Exercise task:
Repeat, exactly and only, the lines from the beginning of the data through the line with "var myChart = echarts.init(document.getElementById('chart'));". Pictures are left out.
-- begin --
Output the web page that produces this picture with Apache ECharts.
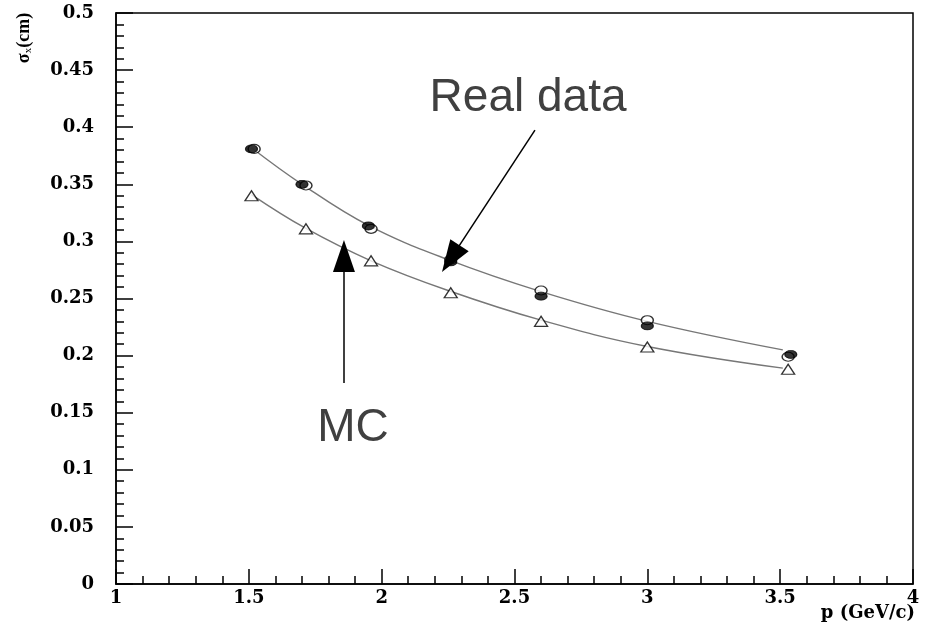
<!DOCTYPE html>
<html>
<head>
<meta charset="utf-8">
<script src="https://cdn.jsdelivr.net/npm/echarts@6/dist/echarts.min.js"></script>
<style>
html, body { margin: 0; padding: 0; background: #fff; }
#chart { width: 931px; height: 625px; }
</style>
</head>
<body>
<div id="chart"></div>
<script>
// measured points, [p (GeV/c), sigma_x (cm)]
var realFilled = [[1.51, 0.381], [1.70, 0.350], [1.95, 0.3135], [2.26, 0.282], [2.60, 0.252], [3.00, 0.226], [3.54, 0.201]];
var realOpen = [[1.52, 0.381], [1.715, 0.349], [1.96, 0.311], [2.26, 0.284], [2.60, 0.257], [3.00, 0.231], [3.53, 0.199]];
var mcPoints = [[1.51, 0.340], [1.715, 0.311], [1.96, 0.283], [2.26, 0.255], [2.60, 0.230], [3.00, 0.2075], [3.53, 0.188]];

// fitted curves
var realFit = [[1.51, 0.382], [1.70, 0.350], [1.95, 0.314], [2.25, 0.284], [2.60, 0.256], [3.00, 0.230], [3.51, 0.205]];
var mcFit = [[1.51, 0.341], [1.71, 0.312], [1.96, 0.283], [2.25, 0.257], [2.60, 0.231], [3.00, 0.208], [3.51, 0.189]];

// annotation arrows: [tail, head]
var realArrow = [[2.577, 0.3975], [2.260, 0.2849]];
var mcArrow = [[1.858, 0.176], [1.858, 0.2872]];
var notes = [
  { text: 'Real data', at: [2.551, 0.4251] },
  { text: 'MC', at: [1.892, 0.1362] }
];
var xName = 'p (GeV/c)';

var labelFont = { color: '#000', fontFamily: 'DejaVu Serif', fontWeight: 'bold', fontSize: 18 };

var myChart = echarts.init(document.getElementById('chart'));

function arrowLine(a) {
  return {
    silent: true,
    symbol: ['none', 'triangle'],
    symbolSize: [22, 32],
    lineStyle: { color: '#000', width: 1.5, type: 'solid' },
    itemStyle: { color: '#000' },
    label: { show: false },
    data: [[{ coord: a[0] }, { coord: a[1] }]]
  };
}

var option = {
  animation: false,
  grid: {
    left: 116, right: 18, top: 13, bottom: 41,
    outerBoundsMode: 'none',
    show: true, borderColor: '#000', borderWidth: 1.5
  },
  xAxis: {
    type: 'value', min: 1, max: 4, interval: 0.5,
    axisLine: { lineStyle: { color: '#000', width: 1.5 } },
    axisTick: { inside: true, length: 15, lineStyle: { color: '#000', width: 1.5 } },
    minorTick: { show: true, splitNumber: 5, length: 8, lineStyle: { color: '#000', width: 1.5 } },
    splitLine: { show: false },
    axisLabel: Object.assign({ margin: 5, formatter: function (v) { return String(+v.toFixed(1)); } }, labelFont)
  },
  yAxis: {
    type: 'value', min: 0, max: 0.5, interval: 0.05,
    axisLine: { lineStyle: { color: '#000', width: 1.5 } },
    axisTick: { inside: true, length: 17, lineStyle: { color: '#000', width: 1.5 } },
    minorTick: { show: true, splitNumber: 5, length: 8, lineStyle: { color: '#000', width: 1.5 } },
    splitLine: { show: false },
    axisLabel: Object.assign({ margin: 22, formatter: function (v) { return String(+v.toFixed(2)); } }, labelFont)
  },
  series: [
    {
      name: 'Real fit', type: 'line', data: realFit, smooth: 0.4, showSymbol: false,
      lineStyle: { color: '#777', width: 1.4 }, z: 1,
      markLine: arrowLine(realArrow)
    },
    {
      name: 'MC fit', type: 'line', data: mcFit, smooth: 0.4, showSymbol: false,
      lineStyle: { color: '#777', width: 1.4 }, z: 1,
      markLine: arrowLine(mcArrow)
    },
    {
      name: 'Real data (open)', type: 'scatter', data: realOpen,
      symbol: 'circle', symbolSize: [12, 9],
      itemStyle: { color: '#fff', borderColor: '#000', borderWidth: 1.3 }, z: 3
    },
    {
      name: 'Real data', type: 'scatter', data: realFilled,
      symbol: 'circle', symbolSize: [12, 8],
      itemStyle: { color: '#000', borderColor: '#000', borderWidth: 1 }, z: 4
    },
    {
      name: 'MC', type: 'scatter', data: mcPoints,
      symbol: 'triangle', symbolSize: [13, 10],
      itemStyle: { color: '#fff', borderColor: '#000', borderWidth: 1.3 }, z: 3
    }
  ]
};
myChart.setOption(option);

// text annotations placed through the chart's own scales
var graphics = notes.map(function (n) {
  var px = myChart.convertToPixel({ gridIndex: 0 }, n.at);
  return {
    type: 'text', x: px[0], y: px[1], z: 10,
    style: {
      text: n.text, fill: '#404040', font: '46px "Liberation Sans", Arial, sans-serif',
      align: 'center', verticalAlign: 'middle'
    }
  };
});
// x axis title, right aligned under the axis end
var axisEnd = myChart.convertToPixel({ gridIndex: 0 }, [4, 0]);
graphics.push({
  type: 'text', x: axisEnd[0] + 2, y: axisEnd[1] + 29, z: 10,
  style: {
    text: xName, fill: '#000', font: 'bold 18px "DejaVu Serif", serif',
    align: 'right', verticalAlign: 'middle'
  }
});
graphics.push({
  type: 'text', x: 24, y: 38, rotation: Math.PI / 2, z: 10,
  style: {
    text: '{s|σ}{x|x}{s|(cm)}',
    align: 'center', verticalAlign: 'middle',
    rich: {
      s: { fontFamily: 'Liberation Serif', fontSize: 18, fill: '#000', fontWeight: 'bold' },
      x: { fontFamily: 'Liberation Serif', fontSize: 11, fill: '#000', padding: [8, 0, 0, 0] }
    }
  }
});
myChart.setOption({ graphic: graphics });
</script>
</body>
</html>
-- end --
Solution for this problem:
Output the web page that produces this picture with Apache ECharts.
<!DOCTYPE html>
<html>
<head>
<meta charset="utf-8">
<script src="https://cdn.jsdelivr.net/npm/echarts@6/dist/echarts.min.js"></script>
<style>
html, body { margin: 0; padding: 0; background: #fff; }
#chart { width: 931px; height: 625px; }
</style>
</head>
<body>
<div id="chart"></div>
<script>
// measured points, [p (GeV/c), sigma_x (cm)]
var realFilled = [[1.51, 0.381], [1.70, 0.350], [1.95, 0.3135], [2.26, 0.282], [2.60, 0.252], [3.00, 0.226], [3.54, 0.201]];
var realOpen = [[1.52, 0.381], [1.715, 0.349], [1.96, 0.311], [2.26, 0.284], [2.60, 0.257], [3.00, 0.231], [3.53, 0.199]];
var mcPoints = [[1.51, 0.340], [1.715, 0.311], [1.96, 0.283], [2.26, 0.255], [2.60, 0.230], [3.00, 0.2075], [3.53, 0.188]];

// fitted curves
var realFit = [[1.51, 0.382], [1.70, 0.350], [1.95, 0.314], [2.25, 0.284], [2.60, 0.256], [3.00, 0.230], [3.51, 0.205]];
var mcFit = [[1.51, 0.341], [1.71, 0.312], [1.96, 0.283], [2.25, 0.257], [2.60, 0.231], [3.00, 0.208], [3.51, 0.189]];

// annotation arrows: [tail, head]
var realArrow = [[2.577, 0.3975], [2.260, 0.2849]];
var mcArrow = [[1.858, 0.176], [1.858, 0.2872]];
var notes = [
  { text: 'Real data', at: [2.551, 0.4251] },
  { text: 'MC', at: [1.892, 0.1362] }
];
var xName = 'p (GeV/c)';

var labelFont = { color: '#000', fontFamily: 'DejaVu Serif', fontWeight: 'bold', fontSize: 18 };

var myChart = echarts.init(document.getElementById('chart'));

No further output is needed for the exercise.